Saya sendiri heran, mengapa ada orang yang tidak mau mengembalikan barang yang dipinjam padahal jelas-jelas itu bukan haknya. Mereka layaknya orang yang tidak takut dengan ancaman Allah tentang para pemakan harta haram. Maksud “para pemakan” di sini bukan hanya pemakan makanan, tapi juga barang. Mengendarai motor curian adalah bentuk perilaku memakan harta haram. Memakai pakaian curian juga bentuk perilaku sejenis. Dan apa ancaman Allah tentang para pemakan harta haram? Banyak, salah satunya adalah doanya tidak terijabah.

Nah, hal ini sepatutnya kita, khususnya saya, tafakuri. Boleh jadi selama ini doa-doa kita tidak terijabah bukan karena Allah akan menggantinya dengan yang lebih baik atau menyimpannya di akhirat, tapi karena ada “harta haram” yang melekat pada badan kita. Ya, harta haram, yaitu harta orang lain yang ada pada kita dan kita tidak mau mengembalikannya.
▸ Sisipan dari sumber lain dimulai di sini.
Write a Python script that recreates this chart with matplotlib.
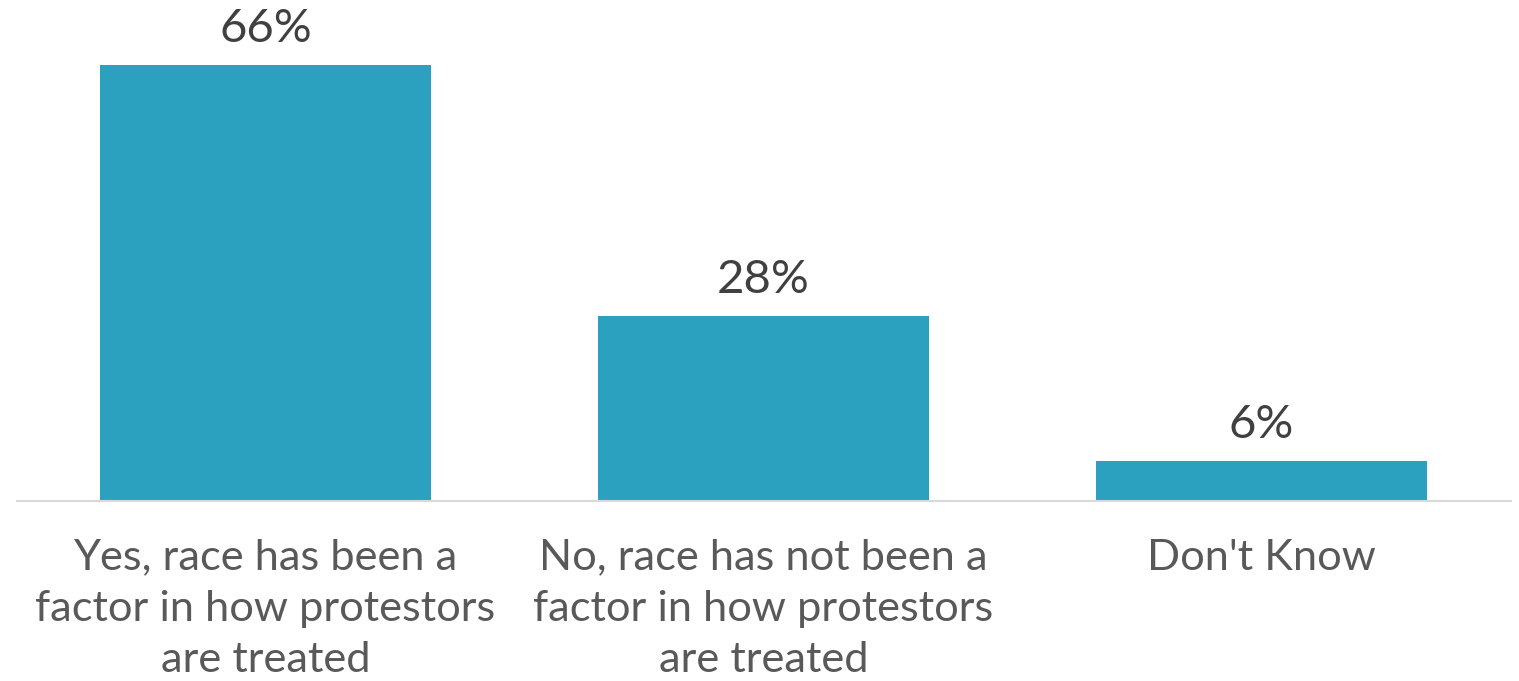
import matplotlib
matplotlib.use("Agg")
import matplotlib.pyplot as plt

categories = [
    "Yes, race has been a\nfactor in how protestors\nare treated",
    "No, race has not been a\nfactor in how protestors\nare treated",
    "Don't Know",
]
values = [66, 28, 6]
value_labels = ["66%", "28%", "6%"]

BAR_COLOR = "#2CA1BF"

plt.rcParams['font.family'] = ['Lato', 'DejaVu Sans']

fig = plt.figure(figsize=(15.19, 6.81), dpi=100)
ax = fig.add_axes([16.5 / 1519, 180 / 681, 1494 / 1519, 501 / 681])

x = list(range(len(categories)))
bars = ax.bar(x, values, width=0.665, color=BAR_COLOR)

for xi, v, lab in zip(x, values, value_labels):
    ax.annotate(lab, (xi, v), xytext=(0, 11), textcoords="offset points",
                ha="center", va="bottom", fontsize=34, color="#404040")

ax.set_xlim(-0.5, len(categories) - 0.5)
ax.set_ylim(0, 75.84)
ax.set_xticks(x)
ax.set_xticklabels(categories, fontsize=31.2, color="#595959", linespacing=1.42)
ax.tick_params(axis="x", length=0, pad=27)
ax.set_yticks([])
for s in ["top", "right", "left"]:
    ax.spines[s].set_visible(False)
ax.spines["bottom"].set_color("#D9D9D9")
ax.spines["bottom"].set_linewidth(1.5)

fig.savefig("out.png", dpi=100)
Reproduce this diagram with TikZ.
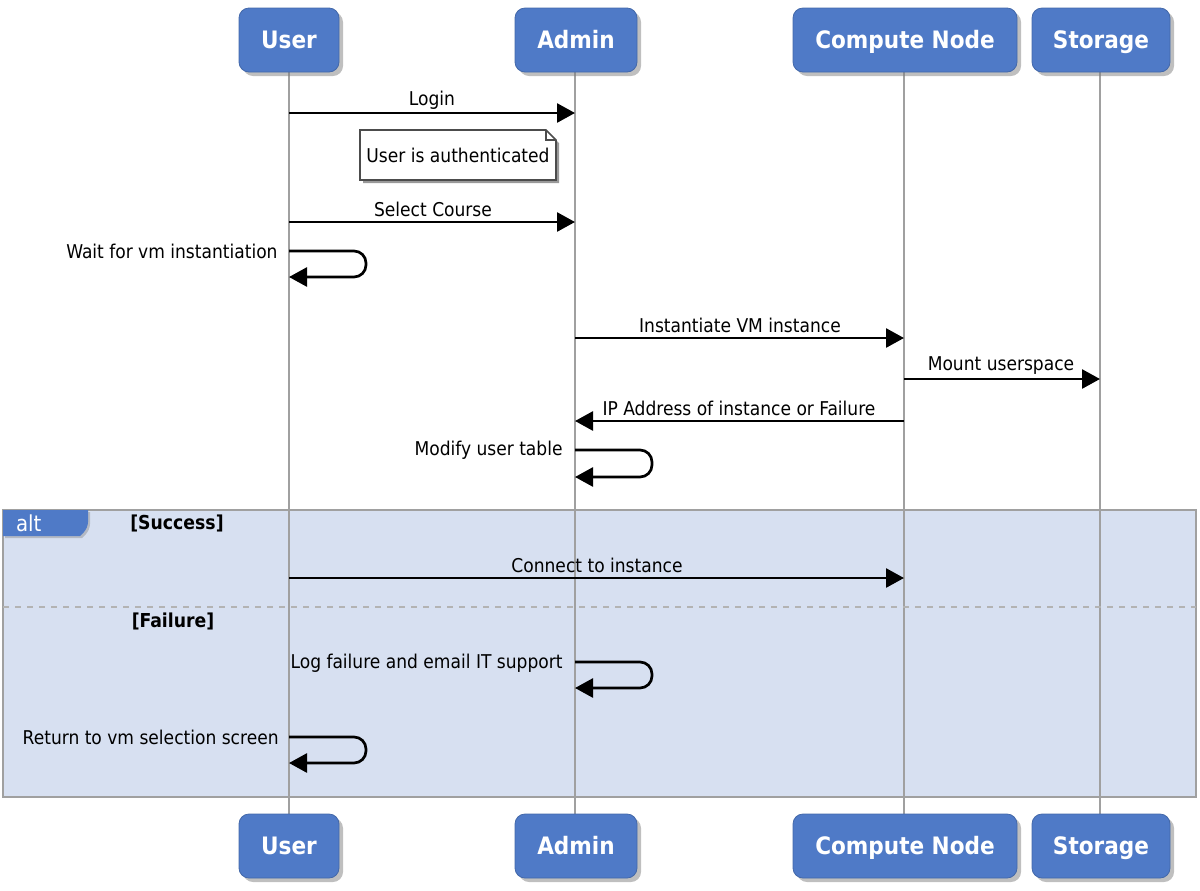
\documentclass[tikz,border=0pt]{standalone}
\usepackage{fontspec}
\setmainfont{DejaVu Sans Condensed}
\usetikzlibrary{arrows.meta,shadows}
\definecolor{boxblue}{HTML}{4F7AC7}
\definecolor{altfill}{HTML}{D7E0F1}
\definecolor{lifegray}{HTML}{A0A0A0}
\tikzset{
  actor/.style={draw=boxblue!85!black, fill=boxblue, rounded corners=5pt, minimum height=32pt, text=white, font=\fontsize{12}{14}\selectfont\bfseries, text height=11pt, text depth=2.5pt, drop shadow={opacity=0.5, shadow xshift=2pt, shadow yshift=-2pt}},
  msg/.style={line width=1.35pt, -{Triangle[length=9pt,width=9.5pt]}},
  lbl/.style={font=\fontsize{9.5}{11}\selectfont, inner sep=1pt},
  guard/.style={font=\fontsize{9.6}{11}\selectfont\bfseries},
  life/.style={draw=lifegray, line width=1pt},
}
\begin{document}
\begin{tikzpicture}[x=0.5pt,y=-0.5pt]
\useasboundingbox (0,0) rectangle (1200,890);
% alt frame
\fill[altfill] (3,510) rectangle (1196,797);
% lifelines
\coordinate (uT) at (289,72); \coordinate (uB) at (289,814);
\coordinate (aT) at (575,72); \coordinate (aB) at (575,814);
\coordinate (cT) at (904,72); \coordinate (cB) at (904,814);
\coordinate (sT) at (1100,72); \coordinate (sB) at (1100,814);
\draw[life] (uT) -- (uB); \draw[life] (aT) -- (aB);
\draw[life] (cT) -- (cB); \draw[life] (sT) -- (sB);
\draw[lifegray, line width=1.2pt] (3,510) rectangle (1196,797);
\draw[lifegray!80, dashed, line width=1pt] (3,607) -- (1196,607);
% alt tag
\fill[boxblue, drop shadow={opacity=0.4, shadow xshift=1pt, shadow yshift=-1pt}] (3,510) -- (88,510) [rounded corners=3pt] -- (88,528) [sharp corners]-- (80,536) -- (3,536) -- cycle;
\node[text=white, font=\fontsize{11}{12}\selectfont, anchor=west] (alt) at (9,523) {alt};
\node[guard] (succ) at (177,523) {[Success]};
\node[guard] (fail) at (173,621) {[Failure]};
% actors
\node[actor, minimum width=50pt] (u1) at (289,40) {User};
\node[actor, minimum width=61pt] (a1) at (576,40) {Admin};
\node[actor, minimum width=112pt] (c1) at (905,40) {Compute Node};
\node[actor, minimum width=69pt] (s1) at (1101,40) {Storage};
\node[actor, minimum width=50pt] (u2) at (289,846) {User};
\node[actor, minimum width=61pt] (a2) at (576,846) {Admin};
\node[actor, minimum width=112pt] (c2) at (905,846) {Compute Node};
\node[actor, minimum width=69pt] (s2) at (1101,846) {Storage};
% coordinates for messages
\coordinate (m1a) at (289,113); \coordinate (m1b) at (575,113);
\coordinate (m2a) at (289,222); \coordinate (m2b) at (575,222);
\coordinate (m3a) at (575,338); \coordinate (m3b) at (904,338);
\coordinate (m4a) at (904,379); \coordinate (m4b) at (1100,379);
\coordinate (m5a) at (904,421); \coordinate (m5b) at (575,421);
\coordinate (m6a) at (289,578); \coordinate (m6b) at (904,578);
% messages
\draw[msg] (m1a) -- (m1b);
\node[lbl] (l1) at (432,100) {Login};
\draw[msg] (m2a) -- (m2b);
\node[lbl] (l2) at (433,209) {Select Course};
\draw[msg] (m3a) -- (m3b);
\node[lbl] (l3) at (740,325) {Instantiate VM instance};
\draw[msg] (m4a) -- (m4b);
\node[lbl] (l4) at (1001,366) {Mount userspace};
\draw[msg] (m5a) -- (m5b);
\node[lbl] (l5) at (739,408) {IP Address of instance or Failure};
\draw[msg] (m6a) -- (m6b);
\node[lbl] (l6) at (597,565) {Connect to instance};
% note
\fill[black!40] (363,133) -- (549,133) -- (559,143) -- (559,183) -- (363,183) -- cycle;
\filldraw[fill=white, draw=black!70, line width=0.8pt] (360,130) -- (546,130) -- (556,140) -- (556,180) -- (360,180) -- cycle;
\draw[black!70, line width=0.8pt] (546,130) -- (546,140) -- (556,140);
\node[lbl] (note) at (458,155) {User is authenticated};
% self loops
\coordinate (s1a) at (289,251); \coordinate (s1b) at (289,277);
\draw[msg, rounded corners=6pt] (s1a) -- (366,251) -- (366,277) -- (s1b);
\node[lbl, anchor=east] (ls1) at (280,251) {Wait for vm instantiation};
\coordinate (s2a) at (575,450); \coordinate (s2b) at (575,477);
\draw[msg, rounded corners=6pt] (s2a) -- (652,450) -- (652,477) -- (s2b);
\node[lbl, anchor=east] (ls2) at (565,450) {Modify user table};
\coordinate (s3a) at (575,662); \coordinate (s3b) at (575,688);
\draw[msg, rounded corners=6pt] (s3a) -- (652,662) -- (652,688) -- (s3b);
\node[lbl, anchor=east] (ls3) at (565,663) {Log failure and email IT support};
\coordinate (s4a) at (289,737); \coordinate (s4b) at (289,763);
\draw[msg, rounded corners=6pt] (s4a) -- (366,737) -- (366,763) -- (s4b);
\node[lbl, anchor=east] (ls4) at (281,737) {Return to vm selection screen};
\end{tikzpicture}
\end{document}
Maka dari itu, segeralah mulai memeriksa. Periksa rak buku kita, adakah buku orang lain di sana. Periksa lemari kita, adakah pakaian orang lain tersimpan. Periksa kamar kita, adakah barang orang lain yang bisa menjadi hijab doa. Periksa lah sebelum terlambat. Periksa lah sebelum Allah yang memeriksanya di akhirat. Dan kalau sudah ketemu, segeralah kembalikan.